D’un roman à l’autre, Kirsty Gunn revient sur les mêmes thèmes. Elle plonge dans le souvenir : tout ce qu’elle écrit s’en ressent. Dans les univers qu’elle habite, il ne se passe pas grand-chose. Pas de rebondissements, pas de chocs. L’essentiel est dans la perception du monde, dans le ressenti, décliné sous toutes ses formes, dans une longue litanie d’émotions, de silences intériorisés, dans des bribes d’impressions qui affleurent à la mémoire, dans des sensations. Un mode d’expression qu’elle privilégie d’autant plus qu’elle raconte souvent l’enfance. Elle aime retourner aux racines, là où tout commence, où se fondent les personnalités en devenir. Il y a dans ses textes quelque chose d’une quête inachevée, vers un Eden disparu. Pour cette raison, Le Garçon et la mer rappelle beaucoup son premier roman, Pluie. Même légèreté, même style fragmenté qui rappelle parfois certains textes de Duras, même sérénité née d’une épure quasi parfaite. Comme pour contrebalancer cette limpidité, Kirsty Gunn raconte des moments-clefs de l’existence : soit parce que leur réminiscence renvoie à une extrême violence, soit parce qu’ils sont des passages obligés, d’un âge à un autre, dont on ne sort pas indemne, nimbés d’un mystère qu’on ne perce jamais tout à fait.
Art de la suggestion : Gunn ne s’appesantit pas sur les détails.

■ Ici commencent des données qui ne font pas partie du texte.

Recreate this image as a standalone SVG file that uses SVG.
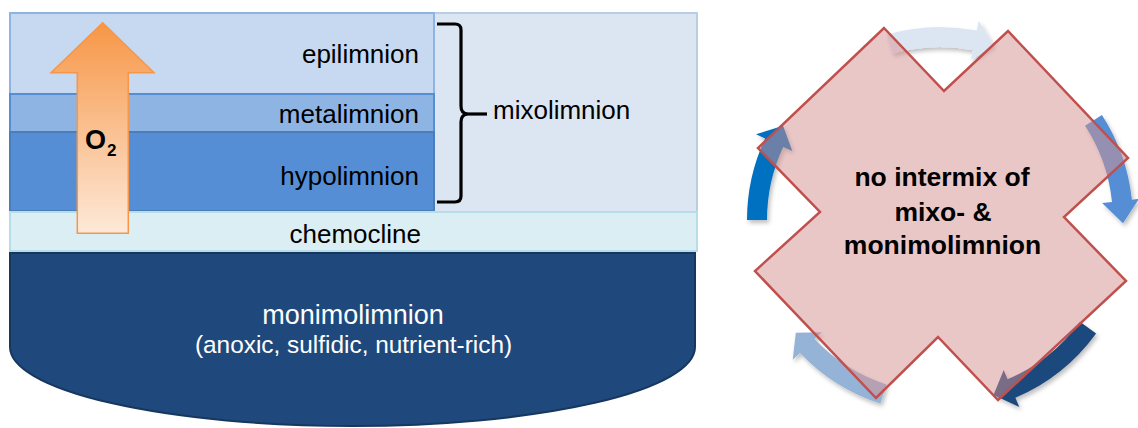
<svg xmlns="http://www.w3.org/2000/svg" width="1138" height="428" viewBox="0 0 1138 428">
  <defs>
    <linearGradient id="o2grad" x1="0" y1="0" x2="0" y2="1">
      <stop offset="0" stop-color="#f79646"/>
      <stop offset="1" stop-color="#fde9d9"/>
    </linearGradient>
    <filter id="shadow" x="-20%" y="-20%" width="140%" height="140%">
      <feDropShadow dx="2" dy="3" stdDeviation="2" flood-color="#000" flood-opacity="0.25"/>
    </filter>
    <style>
      .lbl { font-family: "Liberation Sans", Arial, sans-serif; font-size: 26px; fill: #000; }
      .end { text-anchor: end; }
      .wlbl { font-family: "Liberation Sans", Arial, sans-serif; fill: #fff; text-anchor: middle; }
      .bold { font-family: "Liberation Sans", Arial, sans-serif; font-weight: bold; fill: #000; }
      .layer { stroke-width: 2; }
      .arc { filter: url(#shadow); }
    </style>
  </defs>
  <rect width="1138" height="428" fill="#fff"/>

  <!-- Left: lake layers -->
  <g id="mixolimnion">
    <rect x="10" y="13" width="687" height="199" fill="#dce6f2" stroke="#b9cde5" class="layer"/>
    <text class="lbl" x="493" y="119">mixolimnion</text>
  </g>
  <g id="epilimnion">
    <rect x="10" y="13" width="424" height="81" fill="#c6d9f1" stroke="#8eb4e3" class="layer"/>
    <text class="lbl end" x="419" y="63">epilimnion</text>
  </g>
  <g id="metalimnion">
    <rect x="10" y="94" width="424" height="38" fill="#8eb4e3" stroke="#558ed5" class="layer"/>
    <text class="lbl end" x="419" y="123">metalimnion</text>
  </g>
  <g id="hypolimnion">
    <rect x="10" y="132" width="424" height="79" fill="#558ed5" stroke="#4a7ebb" class="layer"/>
    <text class="lbl end" x="419" y="185">hypolimnion</text>
  </g>
  <g id="chemocline">
    <rect x="10" y="212" width="687" height="39" fill="#dbeef4" stroke="#b7dee8" class="layer"/>
    <text class="lbl end" x="421" y="243">chemocline</text>
  </g>
  <g id="monimolimnion">
    <path d="M10,253 H695 V347 A342.5,79 0 0 1 10,347 Z" fill="#1f497d" stroke="#17375e" stroke-width="2"/>
    <text class="wlbl" x="353" y="324" font-size="27">monimolimnion</text>
    <text class="wlbl" x="353.5" y="353" font-size="24.4">(anoxic, sulfidic, nutrient-rich)</text>
  </g>
  <g id="o2-arrow">
    <path d="M102.7,22.7 L154,72.7 H128.3 V233.3 H77.3 V72.7 H51 Z" fill="url(#o2grad)" stroke="#f79646" stroke-width="1.5" stroke-linejoin="miter"/>
    <text class="bold" x="85" y="149" font-size="27">O</text>
    <text class="bold" x="107" y="156" font-size="17">2</text>
  </g>
  <g id="brace">
    <path d="M437,24 H455 Q461,24 461,30 V106 Q461,113 467,114 Q461,115 461,122 V196 Q461,202 455,202 H437" fill="none" stroke="#000" stroke-width="3.2"/>
    <line x1="465" y1="114" x2="487" y2="114" stroke="#000" stroke-width="3.2"/>
  </g>

  <!-- Right: cycle arrows -->
  <g id="connectors">
    <path class="arc" fill="#dce6f2" d="M886.8,34.5 A193,193 0 0 1 976.8,30.6 L978.7,20.7 L993.5,45 L971.1,60 L973,50.2 A173,173 0 0 0 892.3,53.7 Z"/>
    <path class="arc" fill="#558ed5" d="M1101.9,114.9 A193,193 0 0 1 1131.9,199.8 L1139,198.8 L1123,223.2 L1102.1,203 L1112,201.9 A173,173 0 0 0 1085.1,125.8 Z"/>
    <path class="arc" fill="#1f497d" d="M1096.1,333.4 A193,193 0 0 1 1015.4,397.7 L1019.3,406.9 L993.5,395 L1003.7,370 L1007.6,379.2 A173,173 0 0 0 1080,321.7 Z"/>
    <path class="arc" fill="#95b3d7" d="M880.4,403.6 A193,193 0 0 1 800,352.9 L792.7,359.7 L795.8,332.7 L821.8,332.2 L814.5,339.1 A173,173 0 0 0 886.5,384.5 Z"/>
    <path class="arc" fill="#0070c0" d="M747,220 A193,193 0 0 1 765.1,138.4 L756,134.2 L783.1,125.8 L792.3,151.1 L783.2,146.9 A173,173 0 0 0 767,220 Z"/>
  </g>

  <g id="no-intermix">
    <path d="M884,28 L944,91 L1008,31 L1128,158 L1064,217 L1126,281 L998,400 L938,337 L876,398 L755,271 L820,212 L758,148 Z" fill="#d68f8f" fill-opacity="0.5" stroke="#c0504d" stroke-width="2.5" stroke-linejoin="miter"/>
    <text class="bold" x="942" y="186" font-size="26.5" text-anchor="middle">no intermix of</text>
    <text class="bold" x="943" y="221" font-size="26.5" text-anchor="middle">mixo- &amp;</text>
    <text class="bold" x="942.5" y="254" font-size="26.5" text-anchor="middle">monimolimnion</text>
  </g>
</svg>
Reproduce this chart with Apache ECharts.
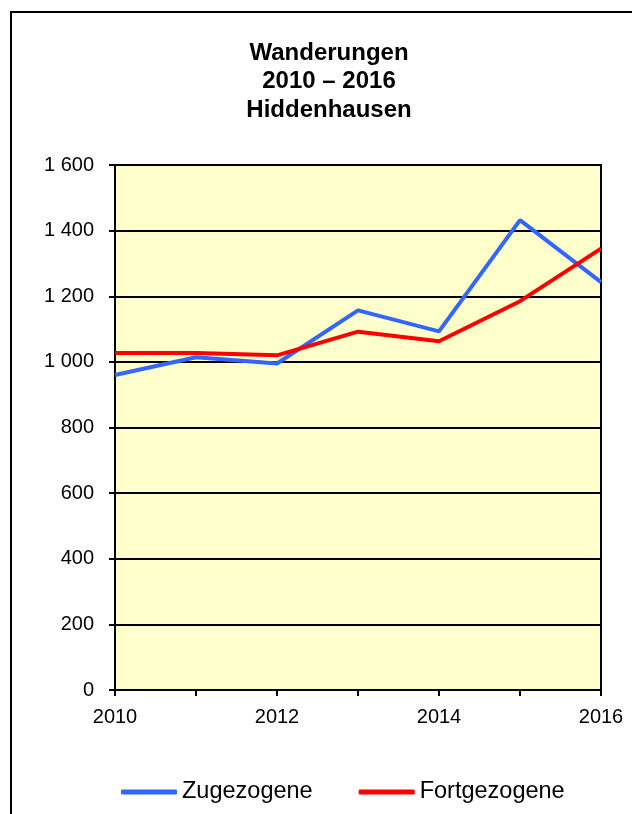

Sous sa plume, l’innocence disparaît. Ici, Ward, 15 ans, est un ado silencieux, timide, en retrait. Il passe ses vacances au bord de la mer, dans un cadre en apparence idyllique. En apparence seulement : une lourdeur pèse sur chaque mot, dans cette famille qu’on cerne difficilement, avec une figure paternelle vampirique, la mer, le silence, les vagues, le rêve. La mer comme ultime métaphore de l’existence, et son déferlement. Ward n’est là que pour ce moment, une vague à saisir, un cap à franchir, un dernier pas à faire pour quitter l’adolescence, entrer dans l’autre monde. Il est l’incarnation parfaite de l’Oedipe. Son père doit disparaître.
Avec la fin d’une époque, les voiles se déchirent sur des illusions dans lesquelles on aimerait s’enfermer autant qu’on désire s’en débarrasser définitivement. Quelque chose va arriver. On devine, sans être jamais certain. L’approche des personnages est pudique, retenue. On tourne longtemps autour pour saisir finalement l’essentiel, éveiller des silhouettes qui n’ont besoin de presque rien pour exister, laissent de côté tout superflu. On approche l’accident, l’anormal, en l’inscrivant dans un cadre qui permet de réécrire l’histoire. Gunn cultive l’étrange sans forcer : parce que ses univers tiennent en quelques mots, chacun de ses textes contient des trappes qui pourraient facilement faire glisser vers des mondes plus sombres, plus glauques. On sent qu’il suffirait d’un rien pour que tout bascule, nous entraîne ailleurs, sans que jamais la romancière cède à la tentation du trop facile. Le recul est fascinant, entre ces vies qui paraissent destinées à se dérouler toutes seules, sans jamais rencontrer de problème, et les fêlures qu’elles dissimulent, failles irrattrapables.
44, à sa façon, éclaire les autres textes de Gunn. 44 textes pour les 44 ans de l’auteur, bribes d’écritures, nouvelles, poèmes, confidences, réflexions. Fragments de vie jetés sur le papier, textes choisis, ils font entrer dans le quotidien banal de la mère de famille, dans sa vie domestique. La mise en perspective de cette vie très simple, par rapport aux romans, n’est pas sans intérêt : on peut y voir un mystère renforcé, une façon nouvelle d’aborder les textes. Et même si certains passages sont redondants, parfois agaçants, le recueil est fait pour ça : il tient parfaitement son rôle, à savoir ouvrir un univers, livrer quelques clefs, proposer une entrée privilégiée sur l’imaginaire de l’auteur, sa relecture du monde. On en sort avec un puzzle de saynètes collées les unes aux autres et un éclairage différent, plus riche, sur une œuvre singulière.